── Dataset content ──

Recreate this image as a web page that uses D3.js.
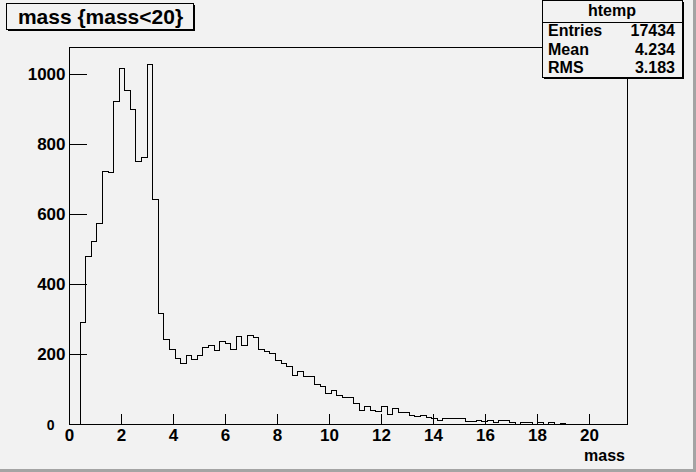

───
── Dataset content ──

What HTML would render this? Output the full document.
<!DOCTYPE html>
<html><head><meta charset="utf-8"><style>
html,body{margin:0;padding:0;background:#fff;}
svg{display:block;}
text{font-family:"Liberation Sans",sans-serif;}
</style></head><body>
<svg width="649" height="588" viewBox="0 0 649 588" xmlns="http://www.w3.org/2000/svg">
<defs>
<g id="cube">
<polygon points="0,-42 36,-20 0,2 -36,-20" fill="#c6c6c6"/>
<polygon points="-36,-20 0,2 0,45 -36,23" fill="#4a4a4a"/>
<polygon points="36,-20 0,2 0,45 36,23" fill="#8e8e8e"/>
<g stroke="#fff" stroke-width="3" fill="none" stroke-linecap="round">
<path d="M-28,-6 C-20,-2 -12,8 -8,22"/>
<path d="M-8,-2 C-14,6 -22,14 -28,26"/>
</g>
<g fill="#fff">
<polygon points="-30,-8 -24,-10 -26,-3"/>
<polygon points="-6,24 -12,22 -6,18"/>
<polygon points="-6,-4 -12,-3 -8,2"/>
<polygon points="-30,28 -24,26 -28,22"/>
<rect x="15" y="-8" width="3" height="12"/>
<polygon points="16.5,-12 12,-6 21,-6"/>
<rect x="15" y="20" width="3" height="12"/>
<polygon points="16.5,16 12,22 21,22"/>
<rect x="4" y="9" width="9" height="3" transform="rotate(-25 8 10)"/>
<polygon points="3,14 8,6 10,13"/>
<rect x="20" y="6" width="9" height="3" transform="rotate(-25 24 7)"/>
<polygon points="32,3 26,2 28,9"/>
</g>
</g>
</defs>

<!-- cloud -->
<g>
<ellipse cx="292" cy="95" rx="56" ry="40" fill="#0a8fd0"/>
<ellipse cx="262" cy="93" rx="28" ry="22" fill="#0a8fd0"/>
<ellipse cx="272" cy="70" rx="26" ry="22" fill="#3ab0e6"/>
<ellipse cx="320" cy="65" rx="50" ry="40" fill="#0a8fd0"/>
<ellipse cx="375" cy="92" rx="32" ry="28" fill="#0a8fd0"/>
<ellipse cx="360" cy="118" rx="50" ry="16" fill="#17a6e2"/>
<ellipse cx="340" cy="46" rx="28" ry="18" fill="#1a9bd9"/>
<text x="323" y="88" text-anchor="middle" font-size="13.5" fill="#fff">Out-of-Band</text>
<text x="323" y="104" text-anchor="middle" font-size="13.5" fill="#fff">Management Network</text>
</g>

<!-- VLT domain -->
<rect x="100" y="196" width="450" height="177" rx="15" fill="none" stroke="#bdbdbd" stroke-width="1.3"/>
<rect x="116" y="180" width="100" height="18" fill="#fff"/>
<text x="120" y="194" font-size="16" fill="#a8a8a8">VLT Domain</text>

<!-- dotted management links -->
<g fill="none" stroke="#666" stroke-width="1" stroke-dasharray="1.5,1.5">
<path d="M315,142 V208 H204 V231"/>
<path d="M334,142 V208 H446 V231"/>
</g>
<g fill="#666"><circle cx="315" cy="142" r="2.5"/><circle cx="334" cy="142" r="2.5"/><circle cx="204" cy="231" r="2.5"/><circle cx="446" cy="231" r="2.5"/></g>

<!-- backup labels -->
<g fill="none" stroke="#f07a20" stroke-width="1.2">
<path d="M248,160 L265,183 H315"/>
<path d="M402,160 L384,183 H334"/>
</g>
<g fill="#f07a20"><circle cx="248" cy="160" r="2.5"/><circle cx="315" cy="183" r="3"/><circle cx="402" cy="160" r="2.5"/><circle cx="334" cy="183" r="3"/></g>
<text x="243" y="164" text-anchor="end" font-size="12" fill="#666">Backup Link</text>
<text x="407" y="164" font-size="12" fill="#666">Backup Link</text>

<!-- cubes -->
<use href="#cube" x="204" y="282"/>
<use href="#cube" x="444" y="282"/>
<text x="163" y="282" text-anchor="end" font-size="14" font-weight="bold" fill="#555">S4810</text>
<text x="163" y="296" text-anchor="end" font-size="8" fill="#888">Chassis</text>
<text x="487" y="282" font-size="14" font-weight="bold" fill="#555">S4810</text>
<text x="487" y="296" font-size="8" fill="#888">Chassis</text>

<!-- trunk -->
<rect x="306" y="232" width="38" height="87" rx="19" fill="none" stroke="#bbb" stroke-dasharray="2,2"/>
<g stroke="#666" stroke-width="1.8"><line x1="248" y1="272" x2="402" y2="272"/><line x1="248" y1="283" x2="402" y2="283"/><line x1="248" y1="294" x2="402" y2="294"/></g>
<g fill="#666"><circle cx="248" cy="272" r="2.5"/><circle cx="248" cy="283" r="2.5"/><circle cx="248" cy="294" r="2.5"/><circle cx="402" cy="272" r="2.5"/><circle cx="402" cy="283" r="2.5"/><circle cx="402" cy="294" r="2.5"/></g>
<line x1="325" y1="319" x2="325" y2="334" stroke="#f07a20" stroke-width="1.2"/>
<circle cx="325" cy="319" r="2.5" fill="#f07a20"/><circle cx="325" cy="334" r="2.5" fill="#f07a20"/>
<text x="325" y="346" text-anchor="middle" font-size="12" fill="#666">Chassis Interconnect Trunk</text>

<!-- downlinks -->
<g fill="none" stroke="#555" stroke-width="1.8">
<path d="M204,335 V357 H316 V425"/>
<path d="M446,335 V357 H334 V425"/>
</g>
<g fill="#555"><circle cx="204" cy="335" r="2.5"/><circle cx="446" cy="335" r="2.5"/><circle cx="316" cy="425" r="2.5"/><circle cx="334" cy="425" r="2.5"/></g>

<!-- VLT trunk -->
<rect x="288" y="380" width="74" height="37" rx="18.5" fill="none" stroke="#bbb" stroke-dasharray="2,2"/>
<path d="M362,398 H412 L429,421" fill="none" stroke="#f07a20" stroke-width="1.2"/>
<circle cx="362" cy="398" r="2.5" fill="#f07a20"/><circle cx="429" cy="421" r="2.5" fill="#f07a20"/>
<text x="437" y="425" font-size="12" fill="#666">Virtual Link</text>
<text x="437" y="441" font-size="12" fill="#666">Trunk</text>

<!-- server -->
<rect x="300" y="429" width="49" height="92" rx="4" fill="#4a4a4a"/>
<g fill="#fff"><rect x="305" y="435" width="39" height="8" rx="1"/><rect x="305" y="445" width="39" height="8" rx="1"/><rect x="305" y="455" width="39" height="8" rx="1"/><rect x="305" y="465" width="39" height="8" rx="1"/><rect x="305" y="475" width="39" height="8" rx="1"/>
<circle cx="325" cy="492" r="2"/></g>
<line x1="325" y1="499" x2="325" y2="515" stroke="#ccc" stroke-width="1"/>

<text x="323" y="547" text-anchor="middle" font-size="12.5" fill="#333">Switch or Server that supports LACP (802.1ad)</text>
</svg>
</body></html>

───

Task statement →
Show all lines in the entries above where the string "this" appears.

The completed task →
Recreate this image as a web page that uses D3.js.
What HTML would render this? Output the full document.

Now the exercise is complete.